▶ [TASK GOAL]:
Repeat all of the material below exactly as written, images excluded.

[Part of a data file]
(begin)

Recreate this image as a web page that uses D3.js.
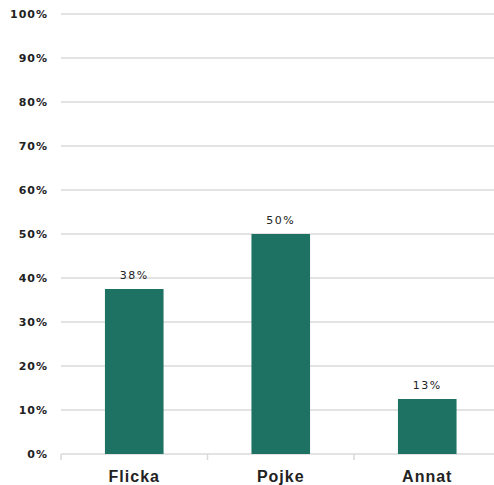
<!DOCTYPE html>
<html>
<head>
<meta charset="utf-8">
<script src="https://cdn.jsdelivr.net/npm/d3@7"></script>
<style>
  body { margin: 0; background: #fff; }
  text { font-family: "Liberation Sans", Arial, sans-serif; fill: #222; }
</style>
</head>
<body>
<div id="container"></div>
<script>
/* DATA */
const categories = ["Flicka", "Pojke", "Annat"];
const values = [37.5, 50, 12.5];
const valueLabels = ["38%", "50%", "13%"];
const yTicks = [0, 10, 20, 30, 40, 50, 60, 70, 80, 90, 100];

const width = 494, height = 485;
const plotLeft = 61, plotRight = 500.5, plotTop = 14, plotBottom = 454;

const svg = d3.select("#container")
  .append("svg")
  .attr("width", width)
  .attr("height", height);

/* SCALES */
const xScale = d3.scaleBand()
  .domain(categories)
  .range([plotLeft, plotRight]);

const yScale = d3.scaleLinear()
  .domain([0, 100])
  .range([plotBottom, plotTop]);

// gridlines
svg.append("g")
  .selectAll("line")
  .data(yTicks)
  .join("line")
  .attr("x1", plotLeft)
  .attr("x2", width)
  .attr("y1", d => yScale(d))
  .attr("y2", d => yScale(d))
  .attr("stroke", "#e3e3e3")
  .attr("stroke-width", 2);

// y labels
svg.append("g")
  .selectAll("text")
  .data(yTicks)
  .join("text")
  .attr("x", 48)
  .attr("y", d => yScale(d) + 4)
  .attr("text-anchor", "end")
  .style("font-family", "'DejaVu Sans', sans-serif")
  .style("font-size", "11px")
  .style("font-weight", "bold")
  .style("letter-spacing", "1px")
  .text(d => d + "%");

// category tick marks
const bounds = categories.map(c => xScale(c)).concat([plotRight]);
svg.append("g")
  .selectAll("line")
  .data(bounds)
  .join("line")
  .attr("x1", d => d)
  .attr("x2", d => d)
  .attr("y1", plotBottom)
  .attr("y2", plotBottom + 6)
  .attr("stroke", "#d9d9d9")
  .attr("stroke-width", 1.5);

const barW = xScale.bandwidth() * 0.4;

svg.append("g")
  .selectAll("rect")
  .data(values)
  .join("rect")
  .attr("x", (d, i) => xScale(categories[i]) + xScale.bandwidth() / 2 - barW / 2)
  .attr("y", d => yScale(d))
  .attr("width", barW)
  .attr("height", d => plotBottom - yScale(d))
  .attr("fill", "#1d7264");

svg.append("g")
  .selectAll("text")
  .data(values)
  .join("text")
  .attr("x", (d, i) => xScale(categories[i]) + xScale.bandwidth() / 2)
  .attr("y", d => yScale(d) - 10)
  .attr("text-anchor", "middle")
  .style("font-family", "'DejaVu Sans', sans-serif")
  .style("font-size", "11px")
  .style("letter-spacing", "1.5px")
  .text((d, i) => valueLabels[i]);

svg.append("g")
  .selectAll("text")
  .data(categories)
  .join("text")
  .attr("x", d => xScale(d) + xScale.bandwidth() / 2)
  .attr("y", 482)
  .attr("text-anchor", "middle")
  .style("font-size", "16px")
  .style("font-weight", "bold")
  .style("letter-spacing", "1px")
  .text(d => d);
</script>
</body>
</html>
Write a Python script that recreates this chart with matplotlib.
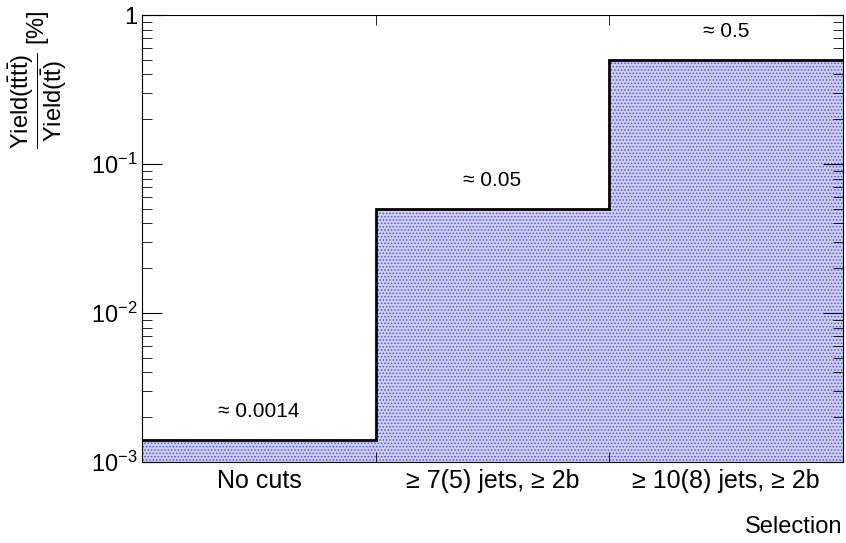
import matplotlib.pyplot as plt
from matplotlib.ticker import LogLocator, NullFormatter
import numpy as np

plt.rcParams['font.family'] = ['Liberation Sans', 'DejaVu Sans']
plt.rcParams['mathtext.fontset'] = 'custom'
plt.rcParams['mathtext.rm'] = 'Liberation Sans'
plt.rcParams['mathtext.it'] = 'Liberation Sans'
plt.rcParams['hatch.linewidth'] = 0.7

# Yield ratio per selection
categories = ['No cuts', '≥ 7(5) jets, ≥ 2b', '≥ 10(8) jets, ≥ 2b']
ratios = [0.0014, 0.05, 0.5]
labels = ['≈ 0.0014', '≈ 0.05', '≈ 0.5']

fig = plt.figure(figsize=(8.46, 5.43), dpi=100)
ax = fig.add_axes([0.168, 0.149, 0.828, 0.823])

edges = np.arange(len(categories) + 1)
ax.stairs(ratios, edges, baseline=1e-3, fill=True,
          facecolor='#d0d0f4', edgecolor='#4c4ce0', hatch='.....', linewidth=0)
ax.stairs(ratios, edges, baseline=None, color='black', linewidth=2)

for i, (r, lab) in enumerate(zip(ratios, labels)):
    ax.text(i + 0.5, r * 1.35, lab, ha='center', va='bottom', fontsize=15)

ax.set_yscale('log')
ax.set_ylim(1e-3, 1)
ax.set_xlim(0, 3)
ax.set_xticks([0.5, 1.5, 2.5])
ax.set_xticklabels(categories, fontsize=18)
ax.set_xticks([1, 2], minor=True)
ax.tick_params(axis='x', which='major', length=0, pad=5)
ax.tick_params(axis='x', which='minor', direction='in', length=7, top=True, bottom=True)
ax.tick_params(axis='y', which='both', direction='in', left=True, right=True, labelsize=17)
ax.tick_params(axis='y', which='major', length=14.5)
ax.tick_params(axis='y', which='minor', length=7.2)
ax.yaxis.set_minor_locator(LogLocator(base=10, subs=np.arange(2, 10), numticks=20))
ax.yaxis.set_minor_formatter(NullFormatter())
ax.set_yticks([1e-3, 1e-2, 1e-1, 1])
ax.set_yticklabels([r'$10^{-3}$', r'$10^{-2}$', r'$10^{-1}$', '1'])

ax.set_ylabel(r'$\dfrac{\mathrm{Yield}(\mathrm{t\bar{t}t\bar{t}})}{\mathrm{Yield}(\mathrm{t\bar{t}})}$ [%]', fontsize=17)
ax.yaxis.set_label_coords(-0.105, 0.855)
ax.set_xlabel('Selection', fontsize=17, ha='right')
ax.xaxis.set_label_coords(1.0, -0.12)

fig.savefig('out.png', dpi=100)
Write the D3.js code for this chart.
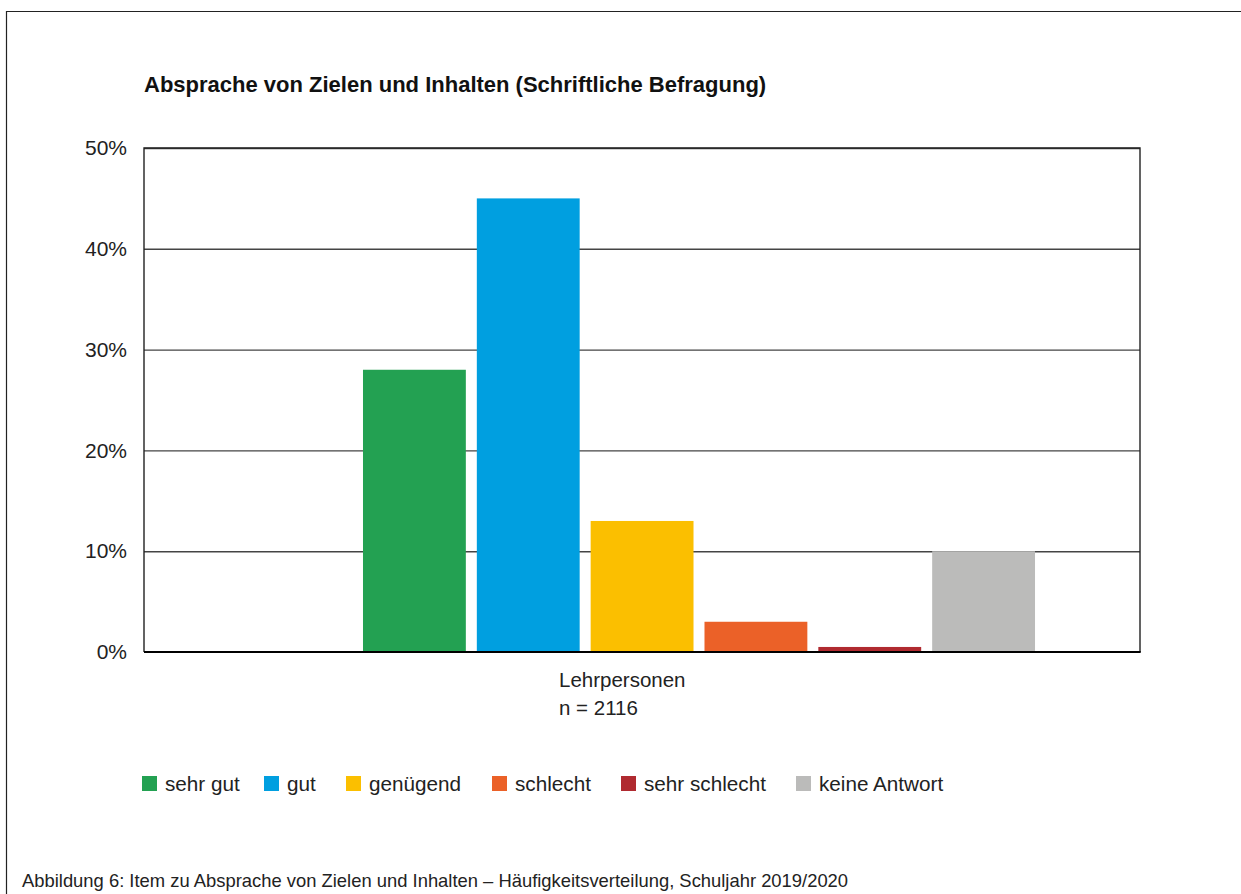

(end)

▶ [WRITTEN RESPONSE]:
Recreate this image as a web page that uses D3.js.
<!DOCTYPE html>
<html>
<head>
<meta charset="utf-8">
<script src="https://cdn.jsdelivr.net/npm/d3@7"></script>
<style>
  body { margin: 0; background: #fff; }
  text { font-family: "Liberation Sans", Arial, sans-serif; fill: #222; }
</style>
</head>
<body>
<div id="container"></div>
<script>
/* DATA */
const categories = ["Flicka", "Pojke", "Annat"];
const values = [37.5, 50, 12.5];
const valueLabels = ["38%", "50%", "13%"];
const yTicks = [0, 10, 20, 30, 40, 50, 60, 70, 80, 90, 100];

const width = 494, height = 485;
const plotLeft = 61, plotRight = 500.5, plotTop = 14, plotBottom = 454;

const svg = d3.select("#container")
  .append("svg")
  .attr("width", width)
  .attr("height", height);

/* SCALES */
const xScale = d3.scaleBand()
  .domain(categories)
  .range([plotLeft, plotRight]);

const yScale = d3.scaleLinear()
  .domain([0, 100])
  .range([plotBottom, plotTop]);

// gridlines
svg.append("g")
  .selectAll("line")
  .data(yTicks)
  .join("line")
  .attr("x1", plotLeft)
  .attr("x2", width)
  .attr("y1", d => yScale(d))
  .attr("y2", d => yScale(d))
  .attr("stroke", "#e3e3e3")
  .attr("stroke-width", 2);

// y labels
svg.append("g")
  .selectAll("text")
  .data(yTicks)
  .join("text")
  .attr("x", 48)
  .attr("y", d => yScale(d) + 4)
  .attr("text-anchor", "end")
  .style("font-family", "'DejaVu Sans', sans-serif")
  .style("font-size", "11px")
  .style("font-weight", "bold")
  .style("letter-spacing", "1px")
  .text(d => d + "%");

// category tick marks
const bounds = categories.map(c => xScale(c)).concat([plotRight]);
svg.append("g")
  .selectAll("line")
  .data(bounds)
  .join("line")
  .attr("x1", d => d)
  .attr("x2", d => d)
  .attr("y1", plotBottom)
  .attr("y2", plotBottom + 6)
  .attr("stroke", "#d9d9d9")
  .attr("stroke-width", 1.5);

const barW = xScale.bandwidth() * 0.4;

svg.append("g")
  .selectAll("rect")
  .data(values)
  .join("rect")
  .attr("x", (d, i) => xScale(categories[i]) + xScale.bandwidth() / 2 - barW / 2)
  .attr("y", d => yScale(d))
  .attr("width", barW)
  .attr("height", d => plotBottom - yScale(d))
  .attr("fill", "#1d7264");

svg.append("g")
  .selectAll("text")
  .data(values)
  .join("text")
  .attr("x", (d, i) => xScale(categories[i]) + xScale.bandwidth() / 2)
  .attr("y", d => yScale(d) - 10)
  .attr("text-anchor", "middle")
  .style("font-family", "'DejaVu Sans', sans-serif")
  .style("font-size", "11px")
  .style("letter-spacing", "1.5px")
  .text((d, i) => valueLabels[i]);

svg.append("g")
  .selectAll("text")
  .data(categories)
  .join("text")
  .attr("x", d => xScale(d) + xScale.bandwidth() / 2)
  .attr("y", 482)
  .attr("text-anchor", "middle")
  .style("font-size", "16px")
  .style("font-weight", "bold")
  .style("letter-spacing", "1px")
  .text(d => d);
</script>
</body>
</html>
Write a Python script that recreates this chart with matplotlib.
import matplotlib.pyplot as plt
from matplotlib.ticker import LogLocator, NullFormatter
import numpy as np

plt.rcParams['font.family'] = ['Liberation Sans', 'DejaVu Sans']
plt.rcParams['mathtext.fontset'] = 'custom'
plt.rcParams['mathtext.rm'] = 'Liberation Sans'
plt.rcParams['mathtext.it'] = 'Liberation Sans'
plt.rcParams['hatch.linewidth'] = 0.7

# Yield ratio per selection
categories = ['No cuts', '≥ 7(5) jets, ≥ 2b', '≥ 10(8) jets, ≥ 2b']
ratios = [0.0014, 0.05, 0.5]
labels = ['≈ 0.0014', '≈ 0.05', '≈ 0.5']

fig = plt.figure(figsize=(8.46, 5.43), dpi=100)
ax = fig.add_axes([0.168, 0.149, 0.828, 0.823])

edges = np.arange(len(categories) + 1)
ax.stairs(ratios, edges, baseline=1e-3, fill=True,
          facecolor='#d0d0f4', edgecolor='#4c4ce0', hatch='.....', linewidth=0)
ax.stairs(ratios, edges, baseline=None, color='black', linewidth=2)

for i, (r, lab) in enumerate(zip(ratios, labels)):
    ax.text(i + 0.5, r * 1.35, lab, ha='center', va='bottom', fontsize=15)

ax.set_yscale('log')
ax.set_ylim(1e-3, 1)
ax.set_xlim(0, 3)
ax.set_xticks([0.5, 1.5, 2.5])
ax.set_xticklabels(categories, fontsize=18)
ax.set_xticks([1, 2], minor=True)
ax.tick_params(axis='x', which='major', length=0, pad=5)
ax.tick_params(axis='x', which='minor', direction='in', length=7, top=True, bottom=True)
ax.tick_params(axis='y', which='both', direction='in', left=True, right=True, labelsize=17)
ax.tick_params(axis='y', which='major', length=14.5)
ax.tick_params(axis='y', which='minor', length=7.2)
ax.yaxis.set_minor_locator(LogLocator(base=10, subs=np.arange(2, 10), numticks=20))
ax.yaxis.set_minor_formatter(NullFormatter())
ax.set_yticks([1e-3, 1e-2, 1e-1, 1])
ax.set_yticklabels([r'$10^{-3}$', r'$10^{-2}$', r'$10^{-1}$', '1'])

ax.set_ylabel(r'$\dfrac{\mathrm{Yield}(\mathrm{t\bar{t}t\bar{t}})}{\mathrm{Yield}(\mathrm{t\bar{t}})}$ [%]', fontsize=17)
ax.yaxis.set_label_coords(-0.105, 0.855)
ax.set_xlabel('Selection', fontsize=17, ha='right')
ax.xaxis.set_label_coords(1.0, -0.12)

fig.savefig('out.png', dpi=100)
Write the D3.js code for this chart.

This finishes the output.